Forensic science standards risk deteriorating since operations were transferred to private companies and in-house police labs, a spending watchdog has warned.
According to the National Audit Office (NAO), many police forces now use their own unregulated experts internally in crime scene investigations, and major specialised companies could be pushed out of the market.
The Forensic Science Service (FSS) in England and Wales was responsible for crime scene evidence collection until 2012 when it was shut down.
“It is with some frustration that I read the National Audit Office’s analysis of what has happened to forensic capacity since the government closed the Forensic Science Service in 2012,” said Labour MP Andrew Miller, committee chairman.
“We warned back then that the government was focusing on the financial bottom line without due consideration to the impact on forensic science research and development, the capacity of private providers to absorb the FSS’s dominant market share and the wider implications for the criminal justice system,” he added.
Figures included in NAO’s report showed that police spent £122m this year on internally commissioned work and it was also claimed that police labs could be operating cheaply without meeting accreditation standards.
There has also been a decrease in the size of the external market employed to conduct forensic services such as fingerprint and DNA analysis to help police investigate crimes, from £104m in the previous year to £81m in 2014-15.
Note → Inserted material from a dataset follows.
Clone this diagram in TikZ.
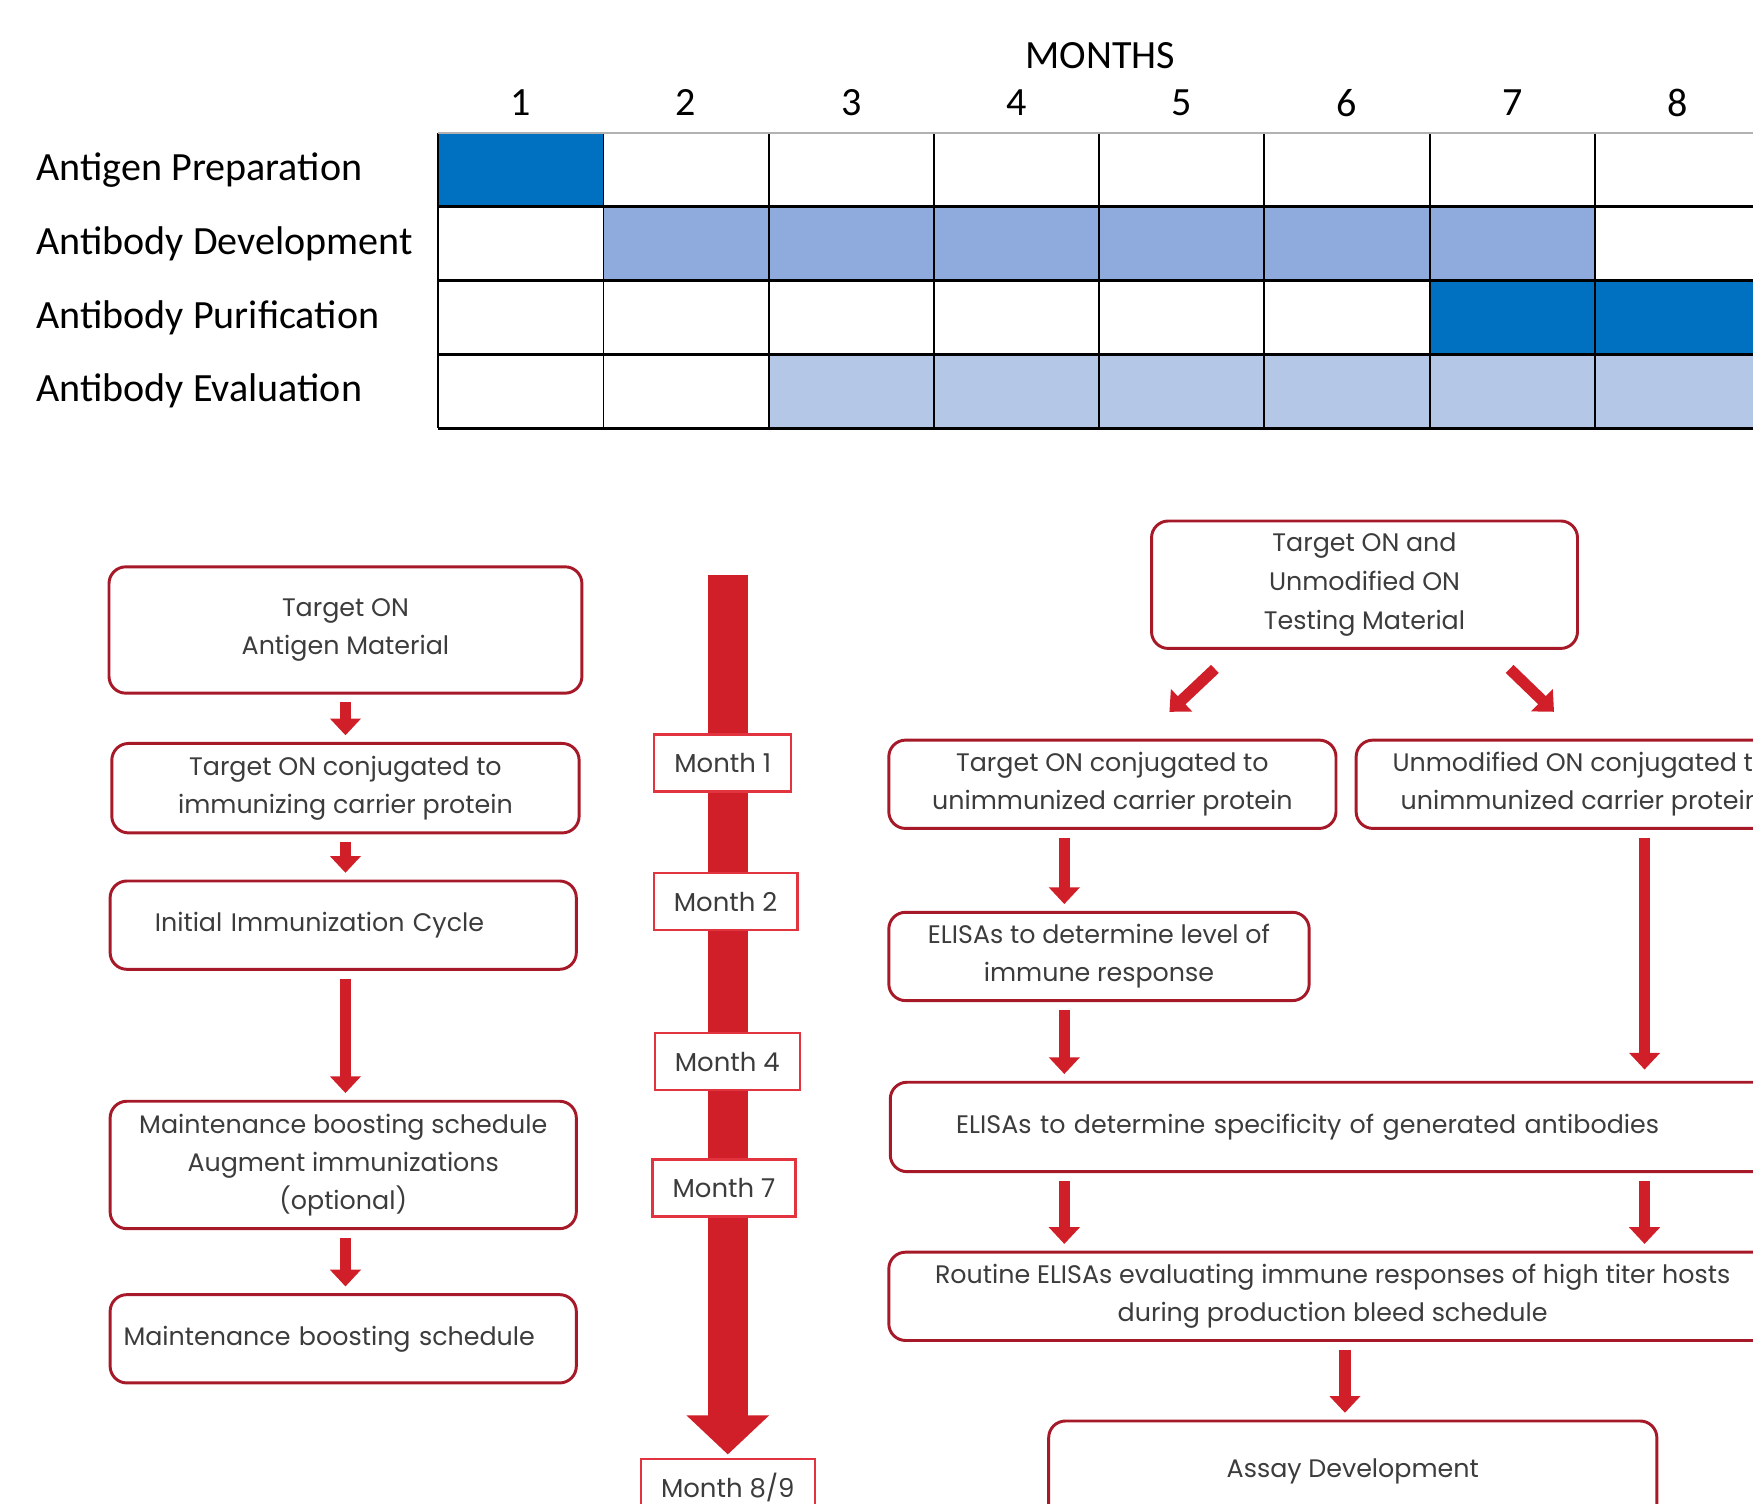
\documentclass[tikz,border=0pt]{standalone}
\usepackage{fontspec}
\usepackage{tikz}
\usetikzlibrary{arrows.meta,positioning,calc}
\newfontfamily\gridfont{Carlito}
\newfontfamily\flowfont{Poppins}
\definecolor{boxred}{RGB}{166,25,40}
\definecolor{arrowred}{RGB}{208,31,40}
\definecolor{monthred}{RGB}{226,52,62}
\definecolor{txtgray}{RGB}{60,60,60}
\definecolor{darkblue}{RGB}{0,112,192}
\definecolor{midblue}{RGB}{143,170,220}
\definecolor{lightblue}{RGB}{180,199,231}

\begin{document}
\begin{tikzpicture}[
  gridline/.style={black, line width=0.5pt},
  gridtext/.style={font=\gridfont\fontsize{10.2}{12}\selectfont},
  rowlabel/.style={gridtext, anchor=west, inner sep=0pt},
  flowbox/.style={draw=boxred, line width=0.75pt, rounded corners=0.15cm, fill=white,
    align=center, text=txtgray, font=\flowfont\fontsize{6.45}{9.7}\selectfont, inner sep=0pt},
  monthbox/.style={draw=monthred, line width=0.6pt, fill=white, text=txtgray,
    font=\flowfont\fontsize{6.6}{9.7}\selectfont, minimum height=0.51cm, inner xsep=0.18cm},
  flowarrow/.style={arrowred, line width=0.10cm, -{Triangle[width=0.27cm,length=0.15cm]},
    shorten <=0.07cm, shorten >=0.06cm},
  bigarrow/.style={arrowred, line width=0.36cm, -{Triangle[width=0.72cm,length=0.35cm]}}
]
\useasboundingbox (0,0) rectangle (15.68,-13.45);
\clip (0,0) rectangle (15.68,-13.45);

% Months header
\node[gridtext] (months) at (9.84,-0.50) {MONTHS};
\foreach \c in {1,...,8}
  \node[gridtext] (num\c) at ({3.92+(\c-0.5)*1.478},-0.92) {\c};

% Gantt cells
\foreach \r/\c/\col in {1/1/darkblue, 2/2/midblue, 2/3/midblue, 2/4/midblue, 2/5/midblue,
    2/6/midblue, 2/7/midblue, 3/7/darkblue, 3/8/darkblue, 4/3/lightblue, 4/4/lightblue,
    4/5/lightblue, 4/6/lightblue, 4/7/lightblue, 4/8/lightblue}
  \fill[\col] ({3.92+(\c-1)*1.478},{-1.19-(\r-1)*0.66}) rectangle ++(1.478,-0.66);
\foreach \c in {0,...,8}
  \draw[gridline] ({3.92+\c*1.478},-1.19) -- ++(0,-2.64);
\foreach \r in {1,...,4}
  \draw[gridline, line width=0.7pt] (3.92,{-1.19-\r*0.66}) -- (15.68,{-1.19-\r*0.66});
\draw[gridline, gray!60] (3.92,-1.19) -- (15.68,-1.19);

% Row labels
\node[rowlabel] (antigenprep) at (0.32,-1.52) {Antigen Preparation};
\node[rowlabel] (abdev) at (0.32,-2.18) {Antibody Development};
\node[rowlabel] (abpur) at (0.32,-2.84) {Antibody Purification};
\node[rowlabel] (abeval) at (0.32,-3.50) {Antibody Evaluation};

% Immunization column
\node[flowbox, minimum width=4.23cm, minimum height=1.13cm] (antigen) at (3.09,-5.635) {Target ON\\Antigen Material};
\node[flowbox, minimum width=4.18cm, minimum height=0.80cm] (conjImm) at (3.09,-7.05) {Target ON conjugated to\\immunizing carrier protein};
\node[flowbox, minimum height=0.79cm, text width=3.37cm, align=left, inner xsep=0.40cm] (initial) at (3.07,-8.275) {Initial Immunization Cycle};
\node[flowbox, minimum width=4.17cm, minimum height=1.14cm] (boost) at (3.07,-10.42) {Maintenance boosting schedule\\Augment immunizations\\(optional)};
\node[flowbox, minimum height=0.79cm, text width=3.93cm, align=left, inner xsep=0.12cm] (maint) at (3.07,-11.975) {Maintenance boosting schedule};

\draw[flowarrow] (antigen.south) -- (conjImm.north);
\draw[flowarrow] (conjImm.south) -- (conjImm.south |- initial.north);
\draw[flowarrow] (initial.south -| conjImm.south) -- (conjImm.south |- boost.north);
\draw[flowarrow] (boost.south -| conjImm.south) -- (conjImm.south |- maint.north);

% Timeline arrow with months
\node[monthbox] (m89) at (6.51,-13.305) {Month 8/9};
\coordinate (tltop) at (6.51,-5.14);
\draw[bigarrow, shorten >=0.03cm] (tltop) -- (m89.north);
\node[monthbox] (m1) at (6.465,-6.825) {Month 1};
\node[monthbox] (m2) at (6.49,-8.065) {Month 2};
\node[monthbox] (m4) at (6.505,-9.495) {Month 4};
\node[monthbox] (m7) at (6.475,-10.625) {Month 7};

% Testing column
\node[flowbox, minimum width=3.81cm, minimum height=1.14cm, font=\flowfont\fontsize{6.45}{10}\selectfont] (testing) at (12.205,-5.23) {Target ON and\\Unmodified ON\\Testing Material};
\node[flowbox, minimum width=4.00cm, minimum height=0.79cm] (conjT) at (9.95,-7.015) {Target ON conjugated to\\unimmunized carrier protein};
\node[flowbox, minimum width=4.02cm, minimum height=0.79cm] (conjU) at (14.14,-7.015) {Unmodified ON conjugated to\\unimmunized carrier protein};
\node[flowbox, minimum width=3.76cm, minimum height=0.79cm] (level) at (9.83,-8.555) {ELISAs to determine level of\\immune response};
\node[flowbox, anchor=west, minimum height=0.80cm, text width=7.4cm, align=left, inner xsep=0.59cm] (specific) at (7.95,-10.08) {ELISAs to determine specificity of generated antibodies};
\node[flowbox, minimum width=7.94cm, minimum height=0.79cm] (routine) at (11.92,-11.595) {Routine ELISAs evaluating immune responses of high titer hosts\\during production bleed schedule};
\node[flowbox, minimum width=5.44cm, minimum height=0.90cm] (assay) at (12.10,-13.16) {Assay Development};

\coordinate (colL) at (9.52,0);
\coordinate (colR) at (14.71,0);
\coordinate (colM) at (12.03,0);
\draw[flowarrow, shorten <=0pt, shorten >=0pt] ([shift={(0.58,-0.17)}]testing.south west) -- ([shift={(0.51,0.24)}]conjT.north);
\draw[flowarrow, shorten <=0pt, shorten >=0pt] ([shift={(-0.62,-0.17)}]testing.south east) -- ([shift={(-0.24,0.24)}]conjU.north);
\draw[flowarrow] (conjT.south -| colL) -- (level.north -| colL);
\draw[flowarrow] (level.south -| colL) -- (specific.north -| colL);
\draw[flowarrow, shorten >=0.1cm] (conjU.south -| colR) -- (specific.north -| colR);
\draw[flowarrow] (specific.south -| colL) -- (routine.north -| colL);
\draw[flowarrow] (specific.south -| colR) -- (routine.north -| colR);
\draw[flowarrow] (routine.south -| colM) -- (assay.north -| colM);
\end{tikzpicture}
\end{document}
“The private forensic science market has not taken up the slack and is struggling. And, worryingly, the NAO warn that this lack of capacity could put criminal cases at risk of collapsing,” said Miller.
The report also raised concerns over the lack of data available publicly on forensics spending provided by the Home Office, since under the current tendering system the acquisition of forensic services is not mandatory.
The report concluded that police forces taking more forensics work in-house could “undermine the market”.